* **Work to be completed**: Copy the lines from the start of the records below through the line containing "from matplotlib.colors import", both included, and leave out the pictures.

* **Supplied information**:
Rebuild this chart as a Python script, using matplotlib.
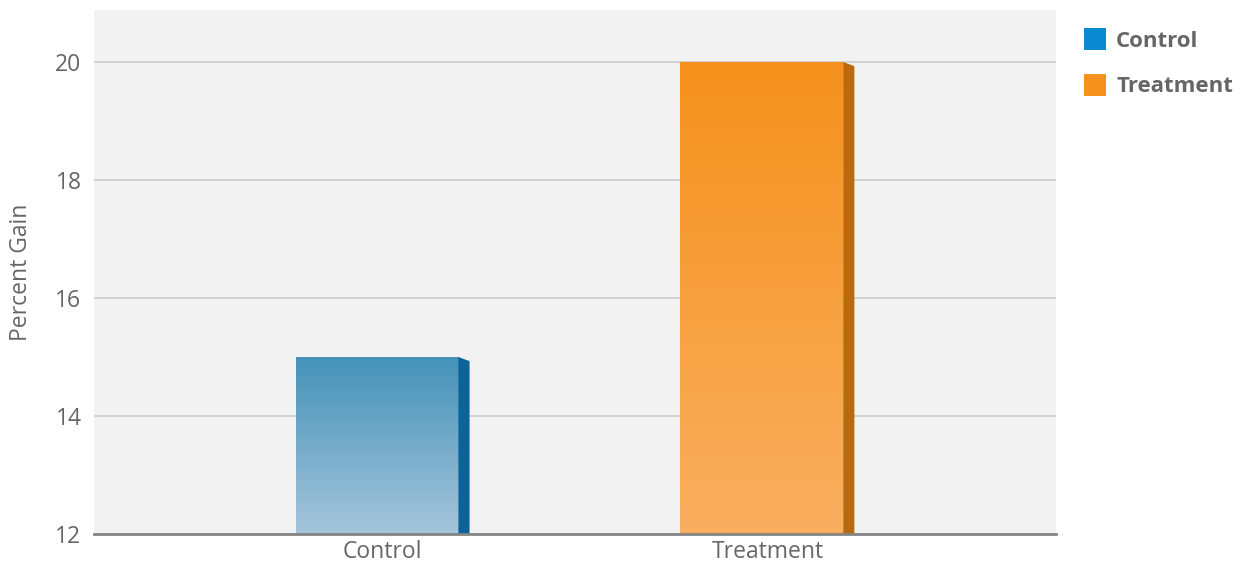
import numpy as np
import matplotlib.pyplot as plt
from matplotlib.patches import Polygon, Patch
from matplotlib.colors import LinearSegmentedColormap

plt.rcParams['font.family'] = ['Open Sans', 'DejaVu Sans']

categories = ['Control', 'Treatment']
values = [15, 20]
y_ticks = [12, 14, 16, 18, 20]

# top/bottom gradient colours and side colour for each bar
top_colors = ['#4592b8', '#f5911c']
bottom_colors = ['#a5c5db', '#faaf60']
side_colors = ['#0b6399', '#b86a10']
legend_colors = ['#0a8ad0', '#f5921e']

text_gray = '#666666'

fig = plt.figure(figsize=(12.44, 5.67), dpi=100)
ax = fig.add_axes([94 / 1244, 33 / 567, 962 / 1244, 524 / 567])
ax.set_facecolor('#f2f2f2')

ymin = 12
ymax = 12 + 524 / 59

front_w = 0.423
side_w = 0.029
x_pos = np.arange(len(categories))

for i, v in enumerate(values):
    x0 = x_pos[i] - (front_w + side_w) / 2
    x1 = x0 + front_w
    cmap = LinearSegmentedColormap.from_list('g', [bottom_colors[i], top_colors[i]])
    grad = np.linspace(0, 1, 256).reshape(-1, 1)
    ax.imshow(grad, cmap=cmap, origin='lower', aspect='auto',
              extent=[x0, x1, ymin, v], zorder=3)
    # side face, slanted at top
    drop = 0.07
    side = Polygon([[x1, v], [x1 + side_w, v - drop], [x1 + side_w, ymin], [x1, ymin]],
                   closed=True, facecolor=side_colors[i], edgecolor='none', zorder=3)
    ax.add_patch(side)

ax.set_ylim(ymin, ymax)
ax.set_xlim(-0.75, 1.75)

ax.set_yticks(y_ticks)
ax.set_xticks(x_pos)
ax.set_xticklabels(categories)
ax.yaxis.grid(True, color='#cccccc', linewidth=1.2, zorder=1)
ax.set_axisbelow(True)
ax.tick_params(length=0, labelsize=16.5, labelcolor=text_gray, pad=9)
ax.tick_params(axis='x', pad=4)

for s in ['top', 'right', 'left']:
    ax.spines[s].set_visible(False)
ax.spines['bottom'].set_color('#858585')
ax.spines['bottom'].set_linewidth(2)
ax.spines['bottom'].set_zorder(5)

ax.set_ylabel('Percent Gain', fontsize=16.5, color=text_gray, labelpad=16)

handles = [Patch(facecolor=c, edgecolor='none') for c in legend_colors]
leg = fig.legend(handles, categories, loc='upper left', bbox_to_anchor=(1084 / 1244, 1 - 28 / 567),
                 frameon=False, borderpad=0, borderaxespad=0, handlelength=1.0, handleheight=1.15,
                 labelspacing=1.0, handletextpad=0.45, prop={'size': 16, 'weight': 'bold'})
for t in leg.get_texts():
    t.set_color(text_gray)

fig.savefig('out.png', dpi=100)
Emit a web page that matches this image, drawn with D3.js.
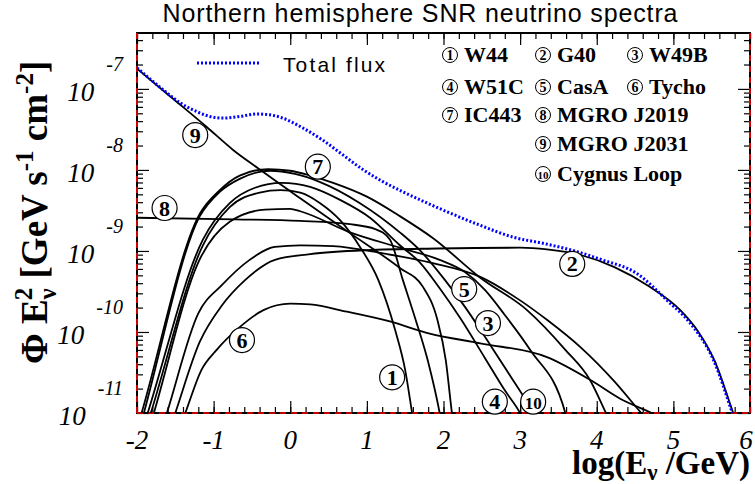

* **Answer to the problem**:
Rebuild this chart as a Python script, using matplotlib.
import numpy as np
import matplotlib.pyplot as plt
from matplotlib.patches import Polygon, Patch
from matplotlib.colors import LinearSegmentedColormap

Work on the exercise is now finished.